Top
31/10/2015

Dördü için de doğru değişmez!

Yarın akşam, her parti kendi doğrularını tekrarlayacak mı?

Geçen seçim sonrasında söylenenler "tekrarlanırsa" sonuç değişir mi?

Partiler, 7 Haziran öncesinde söylediklerini, son iki ay da tekrarladılar da ne oldu?

Çok soru varda, kendilerini tekrarlayıp da ne oldu? Aynı yerde kaldılar!

Değişiklik yapacaklar mı?

Dört parti için de doğru yol nedir? 2015 Kasım ayı için bana göre şudur:

Seçim sonuçlarını aldıklarında, "galiba düşünmeye ihtiyacım var" deyip, ertesi gün partilerinin yetkili kurullarını toplamaları, bu arada toplum önderlerinin görüşlerini almaya çalışmaları, yoğun bir çalışma ile üç dört günde partilerinin görüşünü belirleyip kamuoyuna açıklamaları tek doğru yoldur.
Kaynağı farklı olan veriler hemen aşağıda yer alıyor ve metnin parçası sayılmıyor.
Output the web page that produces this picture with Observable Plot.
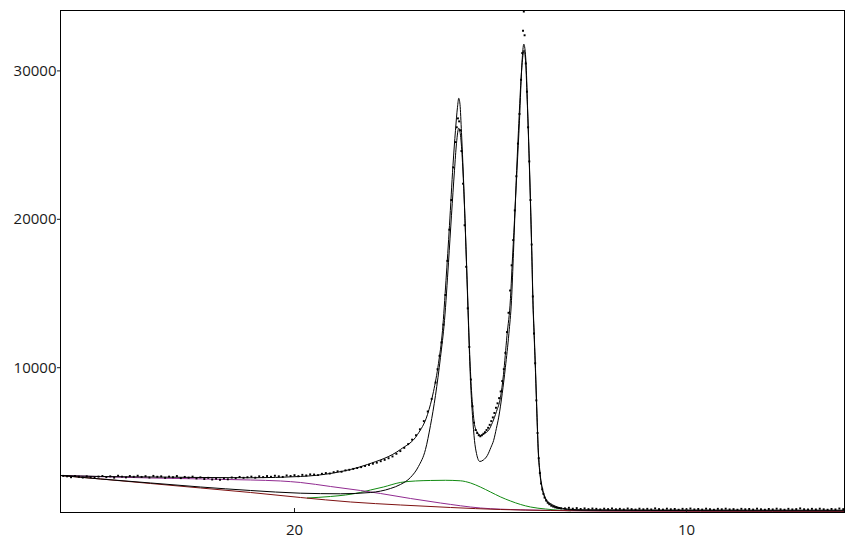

Böyle bir çalışmayı dört parti de yaparsa varacağı sonucun, "dördümüz birlikte görüşelim" olacağı açıktır! O halde tutulacak yol budur.

Dört partinin birlikte görüşmesi büyük sorunlarımızın çözümünün ilk adımıdır.
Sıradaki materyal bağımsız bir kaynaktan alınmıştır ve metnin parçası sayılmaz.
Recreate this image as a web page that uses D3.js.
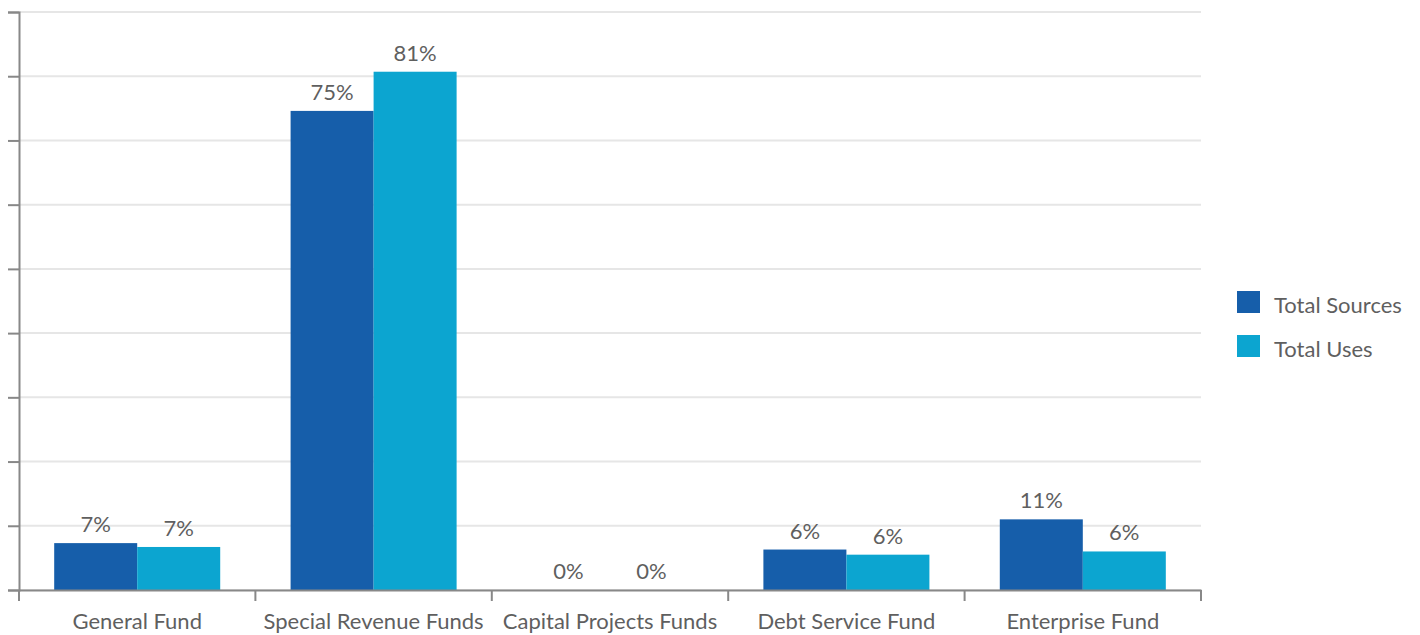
<!DOCTYPE html>
<html>
<head>
<meta charset="utf-8">
<script src="https://cdn.jsdelivr.net/npm/d3@7"></script>
<style>
  body { margin: 0; background: #fff; }
  text { font-family: Lato, "Open Sans", sans-serif; fill: #5f5f5f; }
</style>
</head>
<body>
<div id="chart"></div>
<script>
// data (percent of total)
var funds = ["General Fund", "Special Revenue Funds", "Capital Projects Funds", "Debt Service Fund", "Enterprise Fund"];
var totalSources = [7.3, 74.6, 0, 6.3, 11.0];
var totalUses = [6.7, 80.7, 0, 5.5, 6.0];
var seriesNames = ["Total Sources", "Total Uses"];
var seriesColors = ["#165eaa", "#0ca5d0"];
var yTicks = [0, 10, 20, 30, 40, 50, 60, 70, 80, 90];

var svgWidth = 1420;
var svgHeight = 635;

var x0 = 19, x1 = 1201, yBase = 590, yTop = 12;

var svg = d3.select("#chart")
    .append("svg")
    .attr("width", svgWidth)
    .attr("height", svgHeight);

var xScale = d3.scaleBand()
    .domain(funds)
    .range([x0, x1])
    .paddingInner(0)
    .paddingOuter(0);

var yScale = d3.scaleLinear()
    .domain([0, 90])
    .range([yBase, yTop]);

// two bars per group, ~35px gap at each side of the group
var inner = d3.scaleBand()
    .domain(seriesNames)
    .range([0, xScale.bandwidth()])
    .paddingOuter(0.424)
    .paddingInner(0);

// gridlines
svg.append("g")
    .selectAll("line")
    .data(yTicks)
    .enter()
    .append("line")
    .attr("x1", x0)
    .attr("x2", x1)
    .attr("y1", d => yScale(d))
    .attr("y2", d => yScale(d))
    .attr("stroke", "#e6e6e6")
    .attr("stroke-width", 2);

// y axis (no labels)
var leftAxis = d3.axisLeft(yScale)
    .tickValues(yTicks)
    .tickSize(11)
    .tickFormat("");
var yAxis = svg.append("g")
    .attr("transform", `translate(${x0}, 0)`)
    .call(leftAxis);
yAxis.select(".domain").attr("stroke", "#888").attr("stroke-width", 2);
yAxis.selectAll(".tick line").attr("stroke", "#888").attr("stroke-width", 2);

// bars
var rows = funds.map((f, i) => ({ fund: f, values: [totalSources[i], totalUses[i]] }));

var groups = svg.append("g")
    .selectAll("g")
    .data(rows)
    .enter()
    .append("g")
    .attr("transform", d => `translate(${xScale(d.fund)}, 0)`);

groups.selectAll("rect")
    .data(d => d.values.map((v, j) => ({ name: seriesNames[j], value: v, color: seriesColors[j] })))
    .enter()
    .append("rect")
    .attr("x", d => inner(d.name))
    .attr("width", inner.bandwidth())
    .attr("y", d => yScale(d.value))
    .attr("height", d => yBase - yScale(d.value))
    .attr("fill", d => d.color);

groups.selectAll("text")
    .data(d => d.values.map((v, j) => ({ name: seriesNames[j], value: v })))
    .enter()
    .append("text")
    .attr("x", d => inner(d.name) + inner.bandwidth() / 2)
    .attr("y", d => yScale(d.value) - 11)
    .attr("text-anchor", "middle")
    .attr("font-size", "22px")
    .text(d => Math.round(d.value) + "%");

// x axis
var bottomAxis = d3.axisBottom(xScale).tickSize(0).tickPadding(23);
var xAxis = svg.append("g")
    .attr("transform", `translate(0, ${yBase})`)
    .call(bottomAxis);
xAxis.select(".domain").attr("stroke", "#888").attr("stroke-width", 2);
xAxis.selectAll("text")
    .attr("font-size", "22px")
    .attr("fill", "#5f5f5f")
    .attr("font-family", "Lato, sans-serif");

// dividers between categories
var edges = funds.map(f => xScale(f)).concat([x1]);
xAxis.selectAll(".divider")
    .data(edges)
    .enter()
    .append("line")
    .attr("class", "divider")
    .attr("x1", d => d)
    .attr("x2", d => d)
    .attr("y1", 0)
    .attr("y2", 11)
    .attr("stroke", "#888")
    .attr("stroke-width", 2);

// legend
var legend = svg.append("g")
    .attr("transform", "translate(1237, 291)");

var items = legend.selectAll("g")
    .data(seriesNames)
    .enter()
    .append("g")
    .attr("transform", (d, i) => `translate(0, ${i * 44})`);

items.append("rect")
    .attr("width", 23)
    .attr("height", 22)
    .attr("fill", (d, i) => seriesColors[i]);

items.append("text")
    .attr("x", 37)
    .attr("y", 14)
    .attr("dy", "0.35em")
    .attr("font-size", "22px")
    .text(d => d);
</script>
</body>
</html>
Bu görüşü şart kılan; dört partinin toplanmasını olmazsa olmaz kılan, partilerin milletvekili sayısı ve aldıkları oy oranı değildir!

2010 sonrası siyasal hayatımızın gelişmeleri ülkemizi bu hale getirmiştir.

Ancak dört parti toplanıp "bu memleket nasıl yönetilebilir?" konusunu içtenlikle görüşürlerse, hiç biri kendini dışında saymadan, hiç biri "ben çoğunluğum" demeden, gerçekten  "görüşürlerse" sonuç alabilirler.

Seçim sonuçları yeterince uyarıcı olacaktır; bundan önceki de öyleydi!

Liderler yukarda saydığım biçimde davranacaklar mıdır?

Okuyucularımın cevaplarını da sezer gibiyim; çoğunun benim gibi düşündüğünü sanıyorum. Ancak gerçekçi bulmadıklarını biliyorum, tabii gerçekçi değil ama doğru!

Hemen "doğru", "gerçekçi", "akılcı", "hayali" sıfatlarının birbirlerine uzaklığını ve yakınlığını düşünmek gerektiği söylenebilir! O tartışmaya girmeden devam etmek istiyorum:  

Her geçen gün gerçekler hayalerden uzaklaşıyor ve yanlışlar gerçek sanılıyor.

Hayalini gerçeğe dönüştürmek isteyen bir kişi bile adım atabilse, diğerlerini zorlayabilir.

Özetleyeyim; partiler,  gerçekçiliğine, hayal olup olmadığına bakmadan, durumun gereği olan, "Türkiye için doğru" 'ya koşmalı; yarın akşam hiçbir şey söylemeden toplanıp görüşmeyi öngörmelidirler.